Starting from the top of the material, restate each line exactly until the line that contains "const expA = [2, 9], expB", which is also copied. Pictures are excluded.

--- Begin Material ---

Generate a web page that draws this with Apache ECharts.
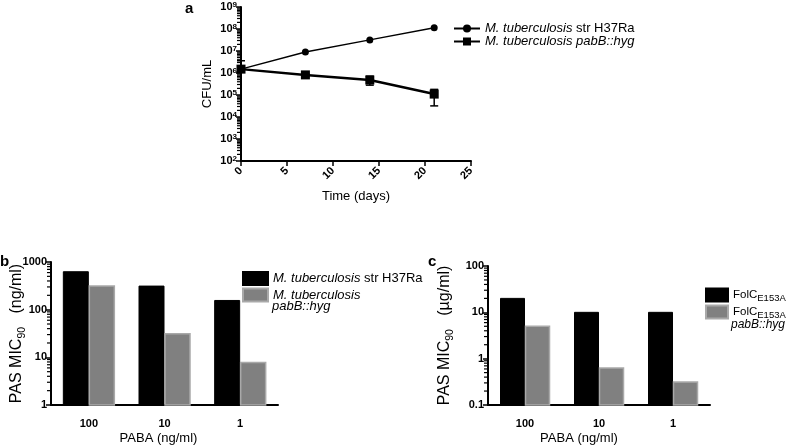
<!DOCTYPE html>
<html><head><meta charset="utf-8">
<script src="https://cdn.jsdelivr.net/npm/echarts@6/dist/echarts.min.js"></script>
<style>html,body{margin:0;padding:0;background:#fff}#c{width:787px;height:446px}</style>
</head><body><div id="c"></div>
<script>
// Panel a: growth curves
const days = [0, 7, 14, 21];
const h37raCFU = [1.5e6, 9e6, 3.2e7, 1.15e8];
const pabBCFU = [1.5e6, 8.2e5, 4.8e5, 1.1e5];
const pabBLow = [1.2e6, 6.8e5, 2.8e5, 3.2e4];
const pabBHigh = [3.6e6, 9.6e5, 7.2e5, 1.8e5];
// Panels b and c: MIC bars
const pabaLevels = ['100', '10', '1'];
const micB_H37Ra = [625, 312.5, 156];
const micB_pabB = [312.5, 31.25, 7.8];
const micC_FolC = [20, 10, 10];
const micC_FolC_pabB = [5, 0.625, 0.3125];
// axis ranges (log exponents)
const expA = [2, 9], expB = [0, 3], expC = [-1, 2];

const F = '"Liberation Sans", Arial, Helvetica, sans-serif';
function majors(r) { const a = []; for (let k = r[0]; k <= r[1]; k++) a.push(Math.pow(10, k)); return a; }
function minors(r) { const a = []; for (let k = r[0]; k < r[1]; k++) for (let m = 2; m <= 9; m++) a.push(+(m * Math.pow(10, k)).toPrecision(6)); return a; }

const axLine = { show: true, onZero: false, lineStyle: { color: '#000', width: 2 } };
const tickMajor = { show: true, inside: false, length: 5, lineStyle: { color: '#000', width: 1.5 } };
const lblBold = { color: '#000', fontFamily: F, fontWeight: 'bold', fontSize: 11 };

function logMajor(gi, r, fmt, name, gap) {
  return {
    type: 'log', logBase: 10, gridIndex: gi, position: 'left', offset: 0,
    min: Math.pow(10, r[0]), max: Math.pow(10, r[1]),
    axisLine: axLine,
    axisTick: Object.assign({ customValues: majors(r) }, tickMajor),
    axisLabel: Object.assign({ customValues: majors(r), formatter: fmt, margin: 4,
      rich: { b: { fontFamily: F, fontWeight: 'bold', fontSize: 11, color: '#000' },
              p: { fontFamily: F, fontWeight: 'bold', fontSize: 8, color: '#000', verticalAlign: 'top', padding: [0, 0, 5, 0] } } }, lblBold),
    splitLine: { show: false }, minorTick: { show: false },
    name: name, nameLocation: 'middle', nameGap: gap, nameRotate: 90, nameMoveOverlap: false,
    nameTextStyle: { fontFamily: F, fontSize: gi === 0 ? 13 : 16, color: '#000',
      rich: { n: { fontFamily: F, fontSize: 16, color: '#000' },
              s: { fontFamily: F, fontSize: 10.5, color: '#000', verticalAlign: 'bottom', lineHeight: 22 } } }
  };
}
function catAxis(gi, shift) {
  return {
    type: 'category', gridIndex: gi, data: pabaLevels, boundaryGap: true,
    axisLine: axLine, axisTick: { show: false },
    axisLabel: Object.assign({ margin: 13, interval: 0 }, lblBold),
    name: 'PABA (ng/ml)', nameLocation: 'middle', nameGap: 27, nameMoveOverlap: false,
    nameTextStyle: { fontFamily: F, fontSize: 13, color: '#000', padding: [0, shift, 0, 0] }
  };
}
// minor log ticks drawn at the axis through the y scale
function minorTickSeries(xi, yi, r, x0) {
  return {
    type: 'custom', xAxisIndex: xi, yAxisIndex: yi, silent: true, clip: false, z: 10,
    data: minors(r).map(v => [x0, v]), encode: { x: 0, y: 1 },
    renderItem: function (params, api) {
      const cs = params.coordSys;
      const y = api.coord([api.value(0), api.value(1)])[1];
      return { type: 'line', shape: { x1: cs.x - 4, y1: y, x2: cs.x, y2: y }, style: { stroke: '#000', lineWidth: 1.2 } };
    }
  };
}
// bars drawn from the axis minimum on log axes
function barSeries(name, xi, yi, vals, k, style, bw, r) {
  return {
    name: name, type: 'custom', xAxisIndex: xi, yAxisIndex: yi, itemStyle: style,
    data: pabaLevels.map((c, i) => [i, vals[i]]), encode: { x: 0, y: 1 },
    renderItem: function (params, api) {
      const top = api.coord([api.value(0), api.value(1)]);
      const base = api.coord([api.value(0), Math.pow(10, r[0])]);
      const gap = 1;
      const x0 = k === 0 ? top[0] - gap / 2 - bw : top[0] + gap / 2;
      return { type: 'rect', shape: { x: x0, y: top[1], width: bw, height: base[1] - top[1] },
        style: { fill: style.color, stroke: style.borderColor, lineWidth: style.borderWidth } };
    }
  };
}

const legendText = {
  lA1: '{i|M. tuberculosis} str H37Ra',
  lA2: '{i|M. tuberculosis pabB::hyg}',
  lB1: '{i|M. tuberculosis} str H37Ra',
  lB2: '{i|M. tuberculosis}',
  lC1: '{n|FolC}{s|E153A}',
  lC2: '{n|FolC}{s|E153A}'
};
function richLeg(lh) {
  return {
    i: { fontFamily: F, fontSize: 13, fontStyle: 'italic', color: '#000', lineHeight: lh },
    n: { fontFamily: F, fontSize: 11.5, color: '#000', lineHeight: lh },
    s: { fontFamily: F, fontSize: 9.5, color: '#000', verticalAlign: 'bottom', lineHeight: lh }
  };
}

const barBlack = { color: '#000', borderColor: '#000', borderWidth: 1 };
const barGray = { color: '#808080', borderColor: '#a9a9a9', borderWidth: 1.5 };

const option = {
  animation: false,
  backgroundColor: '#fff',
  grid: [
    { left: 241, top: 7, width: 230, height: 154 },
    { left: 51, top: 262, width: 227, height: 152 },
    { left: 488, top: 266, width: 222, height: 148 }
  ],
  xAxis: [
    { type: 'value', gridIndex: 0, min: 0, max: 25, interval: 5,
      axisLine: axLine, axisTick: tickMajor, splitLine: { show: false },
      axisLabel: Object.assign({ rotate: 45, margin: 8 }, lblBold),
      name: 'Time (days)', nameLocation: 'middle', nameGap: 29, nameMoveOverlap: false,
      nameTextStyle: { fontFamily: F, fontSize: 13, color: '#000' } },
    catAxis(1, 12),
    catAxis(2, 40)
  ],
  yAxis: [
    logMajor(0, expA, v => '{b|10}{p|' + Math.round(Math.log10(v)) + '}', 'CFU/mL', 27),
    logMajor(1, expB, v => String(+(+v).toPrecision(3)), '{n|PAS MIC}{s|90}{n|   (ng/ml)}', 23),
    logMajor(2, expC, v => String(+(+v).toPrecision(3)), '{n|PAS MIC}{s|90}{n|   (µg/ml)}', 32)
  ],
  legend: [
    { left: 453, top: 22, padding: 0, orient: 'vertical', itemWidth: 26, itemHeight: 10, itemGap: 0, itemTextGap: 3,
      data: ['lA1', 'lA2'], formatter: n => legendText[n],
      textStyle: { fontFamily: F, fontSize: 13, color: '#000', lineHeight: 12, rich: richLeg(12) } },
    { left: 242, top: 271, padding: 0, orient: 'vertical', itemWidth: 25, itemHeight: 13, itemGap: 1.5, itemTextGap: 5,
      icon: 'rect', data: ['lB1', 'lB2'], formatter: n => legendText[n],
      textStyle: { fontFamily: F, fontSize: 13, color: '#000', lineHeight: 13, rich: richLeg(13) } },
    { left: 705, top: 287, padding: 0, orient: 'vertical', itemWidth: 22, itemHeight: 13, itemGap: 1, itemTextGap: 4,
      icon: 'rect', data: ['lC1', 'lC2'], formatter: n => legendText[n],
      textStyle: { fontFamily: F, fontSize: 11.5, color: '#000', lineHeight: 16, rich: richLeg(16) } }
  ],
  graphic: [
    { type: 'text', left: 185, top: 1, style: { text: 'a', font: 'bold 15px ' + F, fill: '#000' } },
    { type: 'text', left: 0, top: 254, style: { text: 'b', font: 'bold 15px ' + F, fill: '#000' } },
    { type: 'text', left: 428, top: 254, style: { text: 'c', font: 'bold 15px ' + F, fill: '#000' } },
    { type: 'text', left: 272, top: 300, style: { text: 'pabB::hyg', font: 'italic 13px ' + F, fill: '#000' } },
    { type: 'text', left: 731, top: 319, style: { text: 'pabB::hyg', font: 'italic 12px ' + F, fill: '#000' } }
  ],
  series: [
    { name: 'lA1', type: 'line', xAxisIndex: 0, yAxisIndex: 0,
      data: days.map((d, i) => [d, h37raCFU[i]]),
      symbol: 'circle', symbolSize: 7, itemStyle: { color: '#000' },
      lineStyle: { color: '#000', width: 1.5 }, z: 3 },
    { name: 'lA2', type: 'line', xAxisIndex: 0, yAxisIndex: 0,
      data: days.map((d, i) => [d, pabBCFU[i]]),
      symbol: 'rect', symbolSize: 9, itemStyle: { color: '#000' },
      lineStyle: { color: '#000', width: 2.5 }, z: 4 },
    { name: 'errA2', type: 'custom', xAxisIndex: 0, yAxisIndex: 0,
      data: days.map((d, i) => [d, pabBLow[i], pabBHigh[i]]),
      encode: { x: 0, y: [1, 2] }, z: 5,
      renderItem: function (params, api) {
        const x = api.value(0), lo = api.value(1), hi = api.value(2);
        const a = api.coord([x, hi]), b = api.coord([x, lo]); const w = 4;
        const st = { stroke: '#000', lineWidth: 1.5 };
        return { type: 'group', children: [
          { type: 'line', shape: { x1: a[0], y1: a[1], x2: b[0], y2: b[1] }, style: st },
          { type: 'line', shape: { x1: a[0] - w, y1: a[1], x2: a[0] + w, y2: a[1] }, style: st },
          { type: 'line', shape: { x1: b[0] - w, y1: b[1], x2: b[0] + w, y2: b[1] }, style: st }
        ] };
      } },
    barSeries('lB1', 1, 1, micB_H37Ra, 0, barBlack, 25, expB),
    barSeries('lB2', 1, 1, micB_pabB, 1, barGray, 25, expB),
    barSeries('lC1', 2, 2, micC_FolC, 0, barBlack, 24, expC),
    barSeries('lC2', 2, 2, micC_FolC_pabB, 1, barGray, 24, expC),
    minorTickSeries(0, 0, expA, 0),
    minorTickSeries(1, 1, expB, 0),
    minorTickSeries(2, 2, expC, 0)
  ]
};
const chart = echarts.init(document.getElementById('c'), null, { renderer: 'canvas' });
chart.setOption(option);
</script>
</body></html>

--- End Material ---

§ **Answer to this task**
Generate a web page that draws this with Apache ECharts.
<!DOCTYPE html>
<html><head><meta charset="utf-8">
<script src="https://cdn.jsdelivr.net/npm/echarts@6/dist/echarts.min.js"></script>
<style>html,body{margin:0;padding:0;background:#fff}#c{width:787px;height:446px}</style>
</head><body><div id="c"></div>
<script>
// Panel a: growth curves
const days = [0, 7, 14, 21];
const h37raCFU = [1.5e6, 9e6, 3.2e7, 1.15e8];
const pabBCFU = [1.5e6, 8.2e5, 4.8e5, 1.1e5];
const pabBLow = [1.2e6, 6.8e5, 2.8e5, 3.2e4];
const pabBHigh = [3.6e6, 9.6e5, 7.2e5, 1.8e5];
// Panels b and c: MIC bars
const pabaLevels = ['100', '10', '1'];
const micB_H37Ra = [625, 312.5, 156];
const micB_pabB = [312.5, 31.25, 7.8];
const micC_FolC = [20, 10, 10];
const micC_FolC_pabB = [5, 0.625, 0.3125];
// axis ranges (log exponents)
const expA = [2, 9], expB = [0, 3], expC = [-1, 2];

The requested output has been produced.